Figure 8 displays the error characteristics of satellite precipitation estimates with rain rate. Obviously, all precipitation products showed a similar variation of error, with overestimations for light rain and underestimations for heavy rain (
Figure 8a), which is a common error feature of satellite-based retrievals, as documented in previous studies [
73,
74,
75]. This error feature of rain-rate dependency is important for meteorological and hydrological applications, especially for typhoon monitoring and flood forecast, which are sensitive to higher rain rates [
76,
77]. In terms of RRMSE, higher values were found at low rain rates compared to at moderate–high rain rates (
Figure 8b), indicating that current satellite precipitation products need to continue improving the performance at low rain rates. On the other hand, from the results of
Figure 8, we can see how the calibration scheme works in precipitation estimates. It is seen that the IMERG-C elevated the precipitation estimates and GSMaP-Gauge decreased the precipitation values compared to their corresponding uncalibrated precipitation products. This gauge-calibration effectively reduced total bias while making things worse in some cases. For example, IMERG-UC overestimated gauge observations at lower rain rates; however, the bias calibration using GPCC gauge data elevated the precipitation estimates further augmenting the overestimation at lower rain rates. Another case involved the GSMaP-Gauge showing large negative hit bias than GSMaP-MVK in the winter season (
Table 4). Thus, it seems important to calibrate satellite-based precipitation estimates at difference rain rates or seasons in the future.
4.3. Hydrological Evaluation of Satellite Precipitation Estimates
In the previous section, we compared the GPM-era satellite precipitation products against the rain gauge observations; the next step was to evaluate the hydrological utility of these precipitation datasets.
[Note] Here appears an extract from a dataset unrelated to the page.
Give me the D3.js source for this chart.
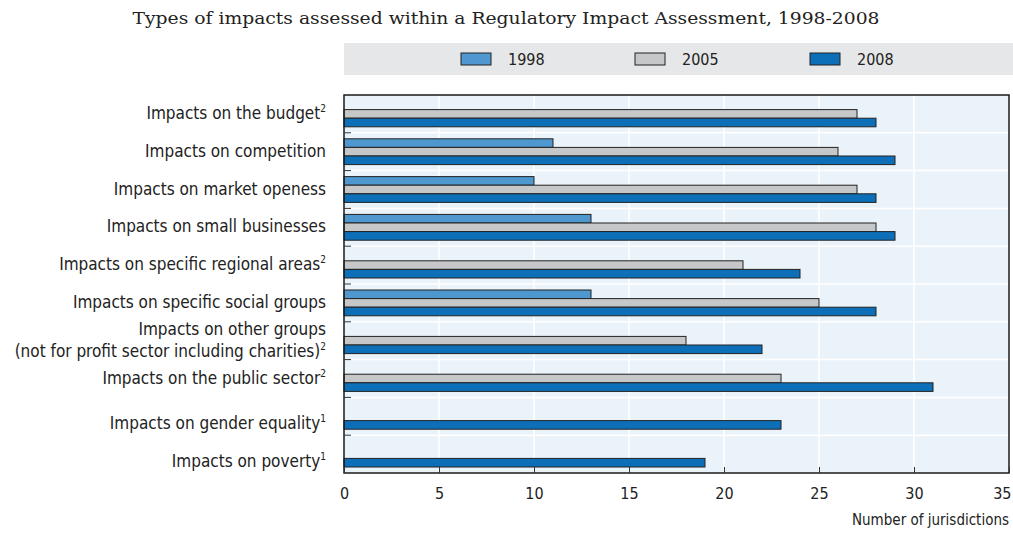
<!DOCTYPE html>
<html>
<head>
<meta charset="utf-8">
<script src="https://cdn.jsdelivr.net/npm/d3@7"></script>
<style>
  body { margin: 0; background: #fff; }
  svg { display: block; }
  .lbl { font-family: "DejaVu Sans Condensed", "DejaVu Sans", sans-serif; font-stretch: condensed; font-size: 16px; fill: #222; }
  .cat { font-size: 17px; }
</style>
</head>
<body>
<div id="chart"></div>
<script>
const categories = [
  ["Impacts on the budget", "2"],
  ["Impacts on competition", ""],
  ["Impacts on market openess", ""],
  ["Impacts on small businesses", ""],
  ["Impacts on specific regional areas", "2"],
  ["Impacts on specific social groups", ""],
  ["Impacts on other groups|(not for profit sector including charities)", "2"],
  ["Impacts on the public sector", "2"],
  ["Impacts on gender equality", "1"],
  ["Impacts on poverty", "1"]
];
const years = ["1998", "2005", "2008"];
const v1998 = [0, 11, 10, 13, 0, 13, 0, 0, 0, 0];
const v2005 = [27, 26, 27, 28, 21, 25, 18, 23, 0, 0];
const v2008 = [28, 29, 28, 29, 24, 28, 22, 31, 23, 19];
const xTicks = [0, 5, 10, 15, 20, 25, 30, 35];
const colors = ["#4e97cf", "#c6c7c9", "#0d6fb8"];

function draw() {
  const W = 1013, H = 534;
  const left = 344, right = 1009, top = 95, bottom = 473;

  const svg = d3.select("#chart").append("svg")
    .attr("width", W).attr("height", H);

  svg.append("text")
    .attr("x", 506).attr("y", 24)
    .attr("text-anchor", "middle")
    .style("font-family", "'DejaVu Serif', serif")
    .style("font-size", "16.5px")
    .attr("textLength", 747).attr("lengthAdjust", "spacingAndGlyphs")
    .attr("fill", "#222")
    .text("Types of impacts assessed within a Regulatory Impact Assessment, 1998-2008");

  // legend band
  svg.append("rect")
    .attr("x", 344).attr("y", 43).attr("width", W - 344).attr("height", 32)
    .attr("fill", "#e6e7e8");
  const legX = [461, 635, 810];
  years.forEach((y, i) => {
    svg.append("rect")
      .attr("x", legX[i]).attr("y", 53).attr("width", 30).attr("height", 12)
      .attr("fill", colors[i]).attr("stroke", "#222").attr("stroke-width", 1);
    svg.append("text").attr("class", "lbl")
      .attr("x", legX[i] + 47).attr("y", 65)
      .text(y);
  });

  const x = d3.scaleLinear().domain([0, 35]).range([left, right]);
  const y = d3.scaleBand().domain(d3.range(categories.length)).range([top, bottom]);
  const yInner = d3.scaleBand().domain(years).range([6, y.bandwidth() - 6]);

  svg.append("rect")
    .attr("x", left).attr("y", top).attr("width", right - left).attr("height", bottom - top)
    .attr("fill", "#ebf3fa");

  // grid
  svg.append("g").selectAll("line").data(xTicks.slice(1, -1)).join("line")
    .attr("x1", d => x(d)).attr("x2", d => x(d))
    .attr("y1", top).attr("y2", bottom)
    .attr("stroke", "#fff").attr("stroke-width", 1.5);
  svg.append("g").selectAll("line").data(d3.range(1, categories.length)).join("line")
    .attr("x1", left).attr("x2", right)
    .attr("y1", d => y(d)).attr("y2", d => y(d))
    .attr("stroke", "#fff").attr("stroke-width", 1.5);

  // bars
  const series = [v1998, v2005, v2008];
  series.forEach((vals, si) => {
    svg.append("g").selectAll("rect")
      .data(vals.map((v, i) => ({ v, i })).filter(d => d.v > 0))
      .join("rect")
      .attr("x", x(0))
      .attr("y", d => y(d.i) + yInner(years[si]))
      .attr("width", d => x(d.v) - x(0))
      .attr("height", yInner.bandwidth())
      .attr("fill", colors[si])
      .attr("stroke", "#222").attr("stroke-width", 1);
  });

  // frame
  svg.append("rect")
    .attr("x", left).attr("y", top).attr("width", right - left).attr("height", bottom - top)
    .attr("fill", "none").attr("stroke", "#1a1a1a").attr("stroke-width", 1.5);

  // y ticks (inward)
  svg.append("g").selectAll("line").data(d3.range(1, categories.length)).join("line")
    .attr("x1", left).attr("x2", left + 7)
    .attr("y1", d => y(d)).attr("y2", d => y(d))
    .attr("stroke", "#333").attr("stroke-width", 1);

  // x axis
  const xAxis = svg.append("g")
    .attr("transform", `translate(0,${bottom})`)
    .call(d3.axisBottom(x).tickValues(xTicks).tickSize(-6).tickPadding(15));
  xAxis.select(".domain").remove();
  xAxis.selectAll("line").attr("stroke", "#333");
  xAxis.selectAll("text").attr("class", "lbl").attr("fill", "#222")
    .attr("font-size", null).attr("font-family", null)
    .attr("text-anchor", d => d === 35 ? "end" : "middle")
    .attr("dx", d => d === 35 ? 2 : 0);

  svg.append("text").attr("class", "lbl")
    .attr("x", right).attr("y", 525).attr("text-anchor", "end")
    .style("font-size", "15px")
    .text("Number of jurisdictions");

  // category labels; the last two sit a bit low in the original
  categories.forEach(([name, sup], i) => {
    const lines = name.split("|");
    const cy = y(i) + y.bandwidth() / 2 + (i >= 8 ? 8 : 0);
    lines.forEach((ln, li) => {
      const t = svg.append("text").attr("class", "lbl cat")
        .attr("x", 326)
        .attr("y", cy + 5 + (li - (lines.length - 1) / 2) * 22)
        .attr("text-anchor", "end");
      t.append("tspan").text(ln);
      if (sup && li === lines.length - 1) {
        t.append("tspan").attr("dy", -7).attr("font-size", "10px").text(sup);
      }
    });
  });
}

draw();
</script>
</body>
</html>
In this section, since the streamflow data after 2015 were not available at the Tangnaihai hydrological station, the hydrological evaluation of four satellite precipitation estimates was performed for the whole year of 2015. We also calculated statistical indices of precipitation estimates over the upper Yellow River basin in 2015 (
Table 5). By analyzing this indices, we can conclude that the error characteristics of satellite precipitation during 2005 are consistent with prior comparison results. For example, the CC values of daily IMERG-UC, IMERG-C, GSMaP-MVK, and GSMaP-Gauge estimates were 0.57, 0.61, 0.52, and 0.75 over the upper Yellow River basin during 2005, and 0.67, 0.70, 0.52, and 0.77 over the TP during the periods of April 2014 to March 2017, respectively. For the basin-scale evaluation, statistical values with the basin-averaged data were better than those with the grid-scale evaluation. This is expected because random errors would decrease with spatial scale averaging. Thus, both grid-scale and basin-scale analysis confirm that the performance of satellite precipitation in the upper Yellow River basin was similar to that on the TP.
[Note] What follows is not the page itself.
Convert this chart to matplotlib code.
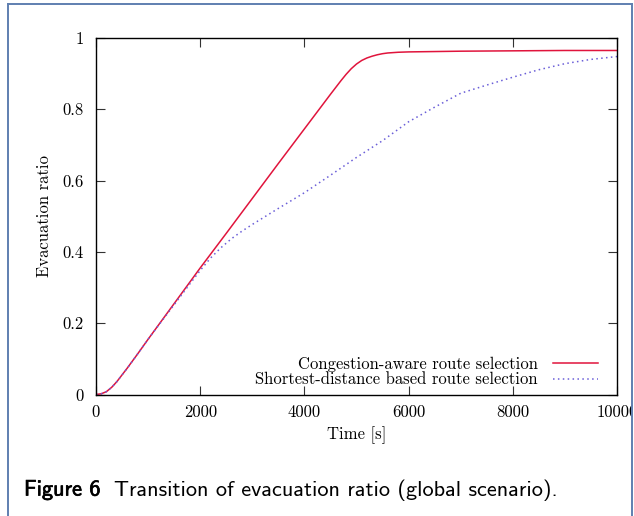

Next, the VIC model was calibrated and validated with observed precipitation and streamflow for the periods of 2009–2011 and 2012–2014 over the upper Yellow River basin.
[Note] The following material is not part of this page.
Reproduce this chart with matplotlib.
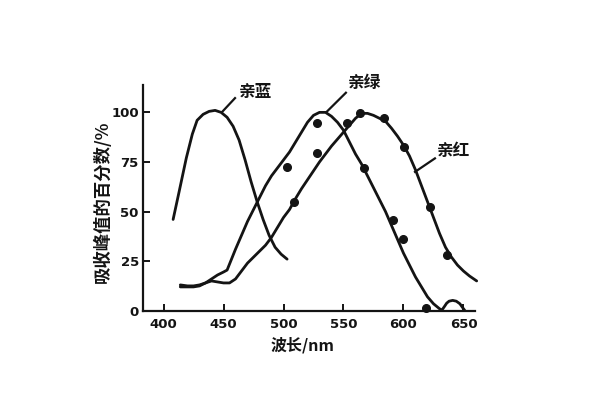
import matplotlib
matplotlib.use("Agg")
import matplotlib.pyplot as plt

plt.rcParams['font.family'] = ['Noto Sans CJK SC', 'DejaVu Sans']

# ---- data ----
blue_x = [408, 413, 419, 424, 428, 433, 438, 443, 448, 453, 458, 463, 468, 473,
          478, 483, 488, 493, 498, 503]
blue_y = [46, 60, 77, 89, 96, 99, 100.5, 101, 100, 97.5, 93, 86, 76, 65,
          55, 46, 38, 32, 28.5, 26]

green_x = [414, 420, 425, 430, 435, 440, 445, 450, 453, 456, 460, 465, 470, 475,
           480, 485, 490, 495, 500, 505, 510, 515, 520, 525, 530, 535, 540, 545,
           550, 555, 560, 565, 570, 575, 580, 585, 590, 595, 600, 605, 610, 615,
           620, 625, 630, 632, 634, 636, 638, 641, 644, 647, 649, 651]
green_y = [13, 12.5, 12.5, 13, 14, 16, 18, 19.5, 20.5, 25, 31, 38, 45, 51,
           57, 63, 68, 72, 76, 80, 85, 90, 95, 98.5, 100, 100, 98, 95,
           91, 85, 79, 74, 68, 62, 56, 50, 43, 36, 29, 23, 17, 12,
           7, 3.5, 1, 0.3, 2, 3.8, 4.8, 5.2, 4.8, 3.5, 1.8, 0.2]

red_x = [414, 420, 425, 430, 435, 440, 445, 450, 455, 460, 465, 470, 475, 480,
         485, 490, 495, 500, 505, 510, 515, 520, 525, 530, 535, 540, 545, 550,
         555, 560, 565, 570, 575, 580, 585, 590, 595, 600, 605, 610, 615, 620,
         625, 630, 635, 640, 645, 650, 655, 661]
red_y = [12, 12, 12, 12.5, 14, 15, 14.5, 14, 14, 16, 20, 24, 27, 30,
         33, 37, 42, 47, 51, 56.5, 61.5, 66, 70.5, 75, 79, 83, 86.5, 90,
         93.5, 97, 99.5, 99.5, 98.5, 97, 95.5, 92, 88, 83.5, 78, 71, 63, 55,
         47, 39, 32, 27, 23, 20, 17.5, 15]

green_dot_x = [503, 528, 567, 591, 600, 619]
green_dot_y = [72.6, 94.4, 72, 45.7, 36, 1.2]
red_dot_x = [509, 528, 553, 564, 583.6, 600.5, 622.5, 636]
red_dot_y = [55, 79.3, 94.4, 99.5, 97, 82.4, 52.4, 28]

x_ticks = [400, 450, 500, 550, 600, 650]
y_ticks = [0, 25, 50, 75, 100]
curve_labels = ['亲蓝', '亲绿', '亲红']
x_label = '波长/nm'
y_label = '吸收峰值的百分数/%'

# ---- figure ----
ink = '#141414'
fig = plt.figure(figsize=(6, 4), dpi=100)
ax = fig.add_axes([143 / 600, 89.3 / 400, 332 / 600, 225.7 / 400])
ax.set_xlim(382.9, 659.6)
ax.set_ylim(0, 113.8)

lw = 2.0
ax.plot(blue_x, blue_y, color=ink, lw=lw, solid_capstyle='round')
ax.plot(green_x, green_y, color=ink, lw=lw, solid_capstyle='round')
ax.plot(red_x, red_y, color=ink, lw=lw, solid_capstyle='round', clip_on=False)
ax.plot(green_dot_x, green_dot_y, 'o', color=ink, ms=5.5, clip_on=False)
ax.plot(red_dot_x, red_dot_y, 'o', color=ink, ms=5.5, clip_on=False)

# curve labels with leader lines
label_pos = [(476.3, 110.4), (567.9, 114.8), (641.3, 80.6)]
leader_from = [(448.8, 100.2), (536.0, 100.3), (609.6, 70.0)]
leader_to = [(459.6, 107.2), (552.0, 109.9), (626.2, 76.8)]
for name, (tx, ty), (x0, y0), (x1, y1) in zip(curve_labels, label_pos,
                                               leader_from, leader_to):
    ax.plot([x0, x1], [y0, y1], color=ink, lw=1.6, clip_on=False)
    ax.text(tx, ty, name, ha='center', va='center', fontsize=12,
            fontweight='bold', color=ink, clip_on=False)

for s in ['top', 'right']:
    ax.spines[s].set_visible(False)
for s in ['left', 'bottom']:
    ax.spines[s].set_linewidth(1.6)
    ax.spines[s].set_color(ink)

ax.set_xticks(x_ticks)
ax.set_yticks(y_ticks)
ax.set_xticklabels([str(v) for v in x_ticks], family='DejaVu Sans',
                   fontweight='bold', fontsize=9.5, color=ink)
ax.set_yticklabels([str(v) for v in y_ticks], family='DejaVu Sans',
                   fontweight='bold', fontsize=9.5, color=ink)
ax.tick_params(axis='both', direction='in', length=5, width=1.4, color=ink)
ax.tick_params(axis='x', pad=5)
ax.tick_params(axis='y', pad=3)

fig.text(303 / 600, 1 - 345 / 400, x_label, ha='center', va='center',
         fontsize=11.5, fontweight='bold', color=ink)
fig.text(102.5 / 600, 1 - 201.7 / 400, y_label, ha='center', va='center',
         rotation=90, fontsize=12.5, fontweight='bold', color=ink)

fig.savefig('out.png', dpi=100, facecolor='white')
Figure 9 shows the CGDPA-simulated and observed streamflow at the daily scale. Comparing the observed and simulated streamflow, the values of NSE and RB were 0.61% and −2.56% during the calibration period, and NSE increased to 0.73 and RB of 0.96% in the validation period. It can be seen that the simulated streamflow generally agrees with observations very well, although overestimation and underestimation of peak floods existed in some cases. Improved results were obtained at the monthly scale for both the calibration and validation periods (NSE of 0.88 and 0.87, respectively).
After the model was benchmarked by the in situ data, the VIC model was then driven by gauge- and satellite-based precipitation datasets for the period from 1 January 2015 to 31 December 2015, without any further adjustment of parameters. The simulated and observed hydrographs are shown in
Figure 10, and the statistical comparisons are summarized in
Table 6. As shown, the CGDPA had a worse performance in 2015, with NSE of 0.41 and a runoff overestimation of 26.39%. The observed mean daily discharge from 2009 to 2014 was 711.61 m
3/s, whereas that in 2015 was 480.82 m
3/s. Differences in hydrological features during the two periods may potentially influence the simulation performance. Using the same parameters enabled us to compare the performance of simulated streamflow from different precipitation inputs. For the GPM-era satellite precipitation products, the GSMaP-Gauge showed the best performance in the streamflow simulation; the IMERG-C took second place; and the two purely satellite-derived estimates demonstrated poor performance due to the large precipitation bias, especially for GSMaP-MVK with 151.97% runoff overestimation at a daily scale. Interestingly, the simulated streamflow with GSMaP-Gauge inputs had lightly better performance than the CGDPA (e.g., 0.53 versus 0.41 for NSE). We considered that gauge corrections involved in the GSMaP-Gauge products remarkably improved the skill of streamflow simulation. For the monthly comparisons, GSMaP-Gauge performed the best again, while the NSE value of IMERG-C reached 0.63. However, the satellite-only products still had unsatisfactory performance with negative NSEs, suggesting they have low hydrological utility for this region.
The simulation accuracy could be improved if the hydrology model was calibrated with different precipitation inputs. Subsequently, we recalibrated the model parameters using each satellite precipitation dataset during 2015. This scenario is also an alternative strategy for hydrological applications in ungauged basins where only satellite precipitation estimates are available [
78,
79]. As shown in
Figure 11, the simulation performances were effectively improved after the model was recalibrated. For example, the daily NSE of IMERG-C significantly increased from 0.18 to 0.63. Furthermore, the RMSE also significantly decreased for all satellite products. As summarized in
Table 6, simulations of IMERG-C and GSMaP-Gauge products had good statistical agreement with observed streamflow at daily and monthly scale. However, the NSE values of both satellite-only products was still below zero at the daily scale, further confirming that the undesirable hydrological utility of these two satellite-only products is mainly due to the unreliable precipitation estimates. The errors existing in these two precipitation datasets was propagated to simulated streamflow, and could not be removed upon model-parameter recalibration. Generally, the recalibration of the model parameters effectively improved the hydrological potential of satellite precipitation, especially for precipitation products with small errors; however, this recalibration approach should be taken with a grain of salt because it may result in unrealistic parameter values in some cases [
80,
81].